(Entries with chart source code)
--- Start ---

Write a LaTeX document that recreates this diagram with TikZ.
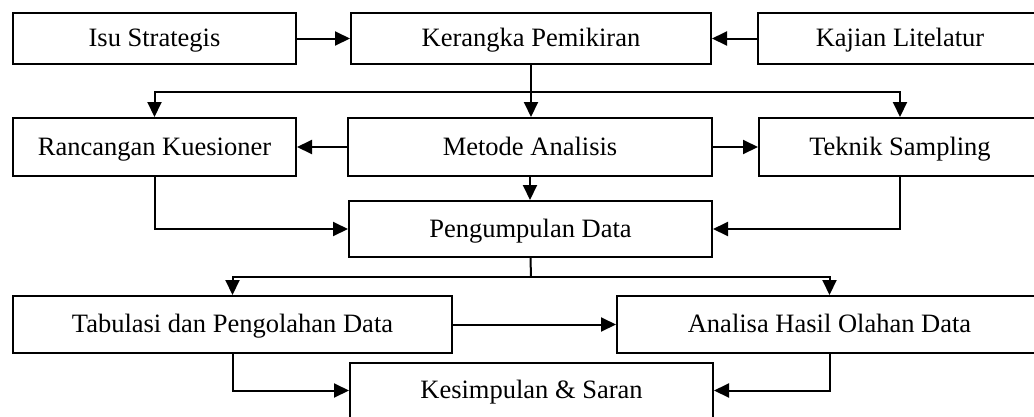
\documentclass[tikz,border=0pt]{standalone}
\usepackage{fontspec}
\setmainfont{Liberation Serif}
\usetikzlibrary{arrows.meta}
\begin{document}
\begin{tikzpicture}[x=1pt,y=-1pt,
  box/.style={draw,line width=2pt,rectangle,inner sep=0pt,text height=20pt,text depth=4pt,font=\fontsize{26.5}{30}\selectfont},
  arr/.style={line width=2pt,-{Triangle[length=15pt,width=14pt]}},
  ln/.style={line width=2pt}]
\useasboundingbox (0,0) rectangle (1034,416);
\clip (0,0) rectangle (1034,416);
\fill[white] (0,0) rectangle (1034,416);
% row 1
\node[box,minimum width=283pt,minimum height=51pt] (isu) at (154.5,38.5) {Isu Strategis};
\node[box,minimum width=360pt,minimum height=51pt] (ker) at (531,38.5) {Kerangka Pemikiran};
\node[box,minimum width=284pt,minimum height=51pt] (kaj) at (900,38.5) {Kajian Litelatur};
% row 2
\node[box,minimum width=283pt,minimum height=58pt] (ran) at (154.5,147) {Rancangan Kuesioner};
\node[box,minimum width=364pt,minimum height=58pt] (met) at (530,147) {Metode Analisis};
\node[box,minimum width=282pt,minimum height=58pt] (tek) at (900,147) {Teknik Sampling};
% row 3
\node[box,minimum width=363pt,minimum height=56pt] (pen) at (530.5,229) {Pengumpulan Data};
% row 4
\node[box,minimum width=439pt,minimum height=57pt] (tab) at (232.5,324.5) {Tabulasi dan Pengolahan Data};
\node[box,minimum width=425pt,minimum height=57pt] (ana) at (829.5,324.5) {Analisa Hasil Olahan Data};
% row 5
\node[box,minimum width=363pt,minimum height=55pt] (kes) at (531.5,390.5) {Kesimpulan \& Saran};
% connectors
\draw[arr] (isu) -- (ker);
\draw[arr] (kaj) -- (ker);
\coordinate (b1) at (531,92);
\draw[arr] (ker.south) -- (ker.south |- met.north);
\draw[arr] (b1) -| (ran.north);
\draw[arr] (b1) -| (tek.north);
\draw[arr] (met) -- (ran);
\draw[arr] (met) -- (tek);
\draw[arr] (met.south) -- (met.south |- pen.north);
\draw[arr] (ran.south) |- (pen.west);
\draw[arr] (tek.south) |- (pen.east);
\coordinate (b2) at (531,277);
\draw[ln] (pen.south) -- (b2);
\draw[arr] (b2) -| (tab.north);
\draw[arr] (b2) -| (ana.north);
\draw[arr] (tab) -- (ana);
\draw[arr] (tab.south) |- (kes.west);
\draw[arr] (ana.south) |- (kes.east);
\end{tikzpicture}
\end{document}
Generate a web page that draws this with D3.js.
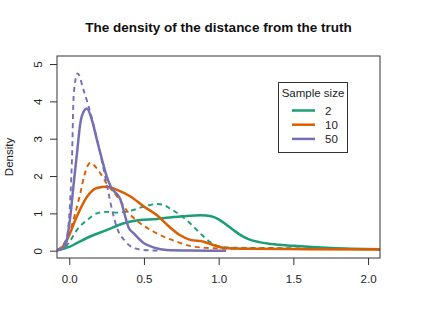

--- End ---

GOAL OF THE EXERCISE: Pictures are excluded; copy every other part of the records exactly.

SOLUTION FOR THIS TASK:
Write a LaTeX document that recreates this diagram with TikZ.
\documentclass[tikz,border=0pt]{standalone}
\usepackage{fontspec}
\setmainfont{Liberation Serif}
\usetikzlibrary{arrows.meta}
\begin{document}
\begin{tikzpicture}[x=1pt,y=-1pt,
  box/.style={draw,line width=2pt,rectangle,inner sep=0pt,text height=20pt,text depth=4pt,font=\fontsize{26.5}{30}\selectfont},
  arr/.style={line width=2pt,-{Triangle[length=15pt,width=14pt]}},
  ln/.style={line width=2pt}]
\useasboundingbox (0,0) rectangle (1034,416);
\clip (0,0) rectangle (1034,416);
\fill[white] (0,0) rectangle (1034,416);
% row 1
\node[box,minimum width=283pt,minimum height=51pt] (isu) at (154.5,38.5) {Isu Strategis};
\node[box,minimum width=360pt,minimum height=51pt] (ker) at (531,38.5) {Kerangka Pemikiran};
\node[box,minimum width=284pt,minimum height=51pt] (kaj) at (900,38.5) {Kajian Litelatur};
% row 2
\node[box,minimum width=283pt,minimum height=58pt] (ran) at (154.5,147) {Rancangan Kuesioner};
\node[box,minimum width=364pt,minimum height=58pt] (met) at (530,147) {Metode Analisis};
\node[box,minimum width=282pt,minimum height=58pt] (tek) at (900,147) {Teknik Sampling};
% row 3
\node[box,minimum width=363pt,minimum height=56pt] (pen) at (530.5,229) {Pengumpulan Data};
% row 4
\node[box,minimum width=439pt,minimum height=57pt] (tab) at (232.5,324.5) {Tabulasi dan Pengolahan Data};
\node[box,minimum width=425pt,minimum height=57pt] (ana) at (829.5,324.5) {Analisa Hasil Olahan Data};
% row 5
\node[box,minimum width=363pt,minimum height=55pt] (kes) at (531.5,390.5) {Kesimpulan \& Saran};
% connectors
\draw[arr] (isu) -- (ker);
\draw[arr] (kaj) -- (ker);
\coordinate (b1) at (531,92);
\draw[arr] (ker.south) -- (ker.south |- met.north);
\draw[arr] (b1) -| (ran.north);
\draw[arr] (b1) -| (tek.north);
\draw[arr] (met) -- (ran);
\draw[arr] (met) -- (tek);
\draw[arr] (met.south) -- (met.south |- pen.north);
\draw[arr] (ran.south) |- (pen.west);
\draw[arr] (tek.south) |- (pen.east);
\coordinate (b2) at (531,277);
\draw[ln] (pen.south) -- (b2);
\draw[arr] (b2) -| (tab.north);
\draw[arr] (b2) -| (ana.north);
\draw[arr] (tab) -- (ana);
\draw[arr] (tab.south) |- (kes.west);
\draw[arr] (ana.south) |- (kes.east);
\end{tikzpicture}
\end{document}
Generate a web page that draws this with D3.js.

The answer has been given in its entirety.